Salvage Work examines contemporary literary responses to the law's
construction of personhood in the Americas. Tracking the extraordinary
afterlives of the legal slave personality from the nineteenth century
into the twenty-first, Angela Naimou shows the legal slave to be a
fractured but generative figure for contemporary legal personhood across
categories of race, citizenship, gender, and labor. What emerges is a
compelling and original study of how law invents categories of
identification and how literature contends with the person as a legal
fiction. Through readings of Francisco Goldman's The Ordinary Seaman,
Edwidge Danticat's Krik?Krak!, Rosario Ferre's Sweet Diamond Dust
(Maldito Amor), Gayl Jones's Song for Anninho and Mosquito, and
John Edgar Wideman's Fanon, Naimou shows how literary engagements with
legal personhood reconfigure formal narrative conventions in Black
Atlantic historiography, the immigrant novel, the anticolonial romance,
the trope of the talking book,
and the bildungsroman.
Revealing links between colonial, civic, slave, labor, immigration, and
penal law, Salvage Work reframes debates over civil and human rights
by revealing the shared hemispheric histories and effects of legal
personhood across seemingly disparate identities-including the human and
the corporate person, the political refugee and the economic migrant,
and the stateless person and the citizen.

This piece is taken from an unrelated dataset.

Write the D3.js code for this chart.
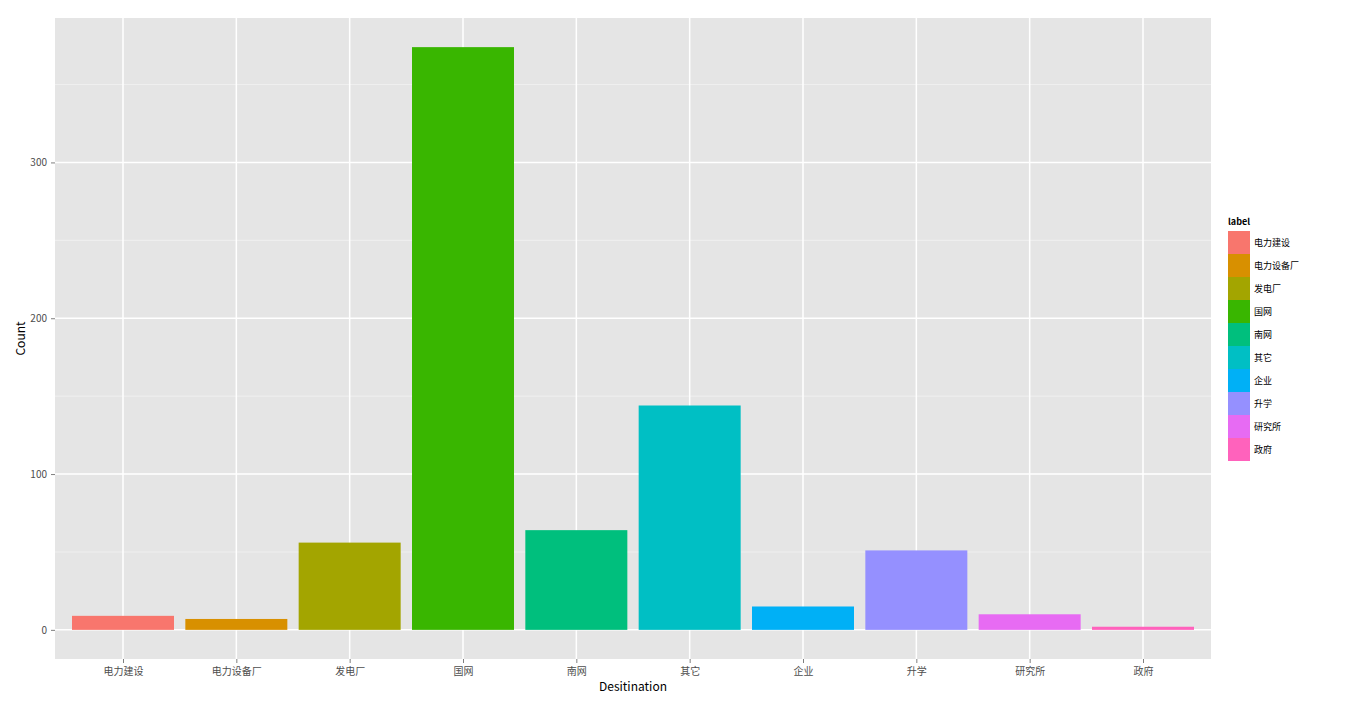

In depicting the material remains of the legal slave personality in the
de-industrialized neoliberal era, these literary texts develop a salvage
aesthetic that invites us to rethink our political and aesthetic
imagination of personhood. Questioning liberal frameworks for civil and
human rights as well as what Naimou calls death-bound theories of
personhood-in which forms of human life are primarily described as
wasted, disposable, bare, or dead in law-Salvage Work thus responds to
critical discussions of biopolitics and neoliberal globalization by
exploring the potential for contemporary literature to reclaim the
individual from the legal regimes that have marked her.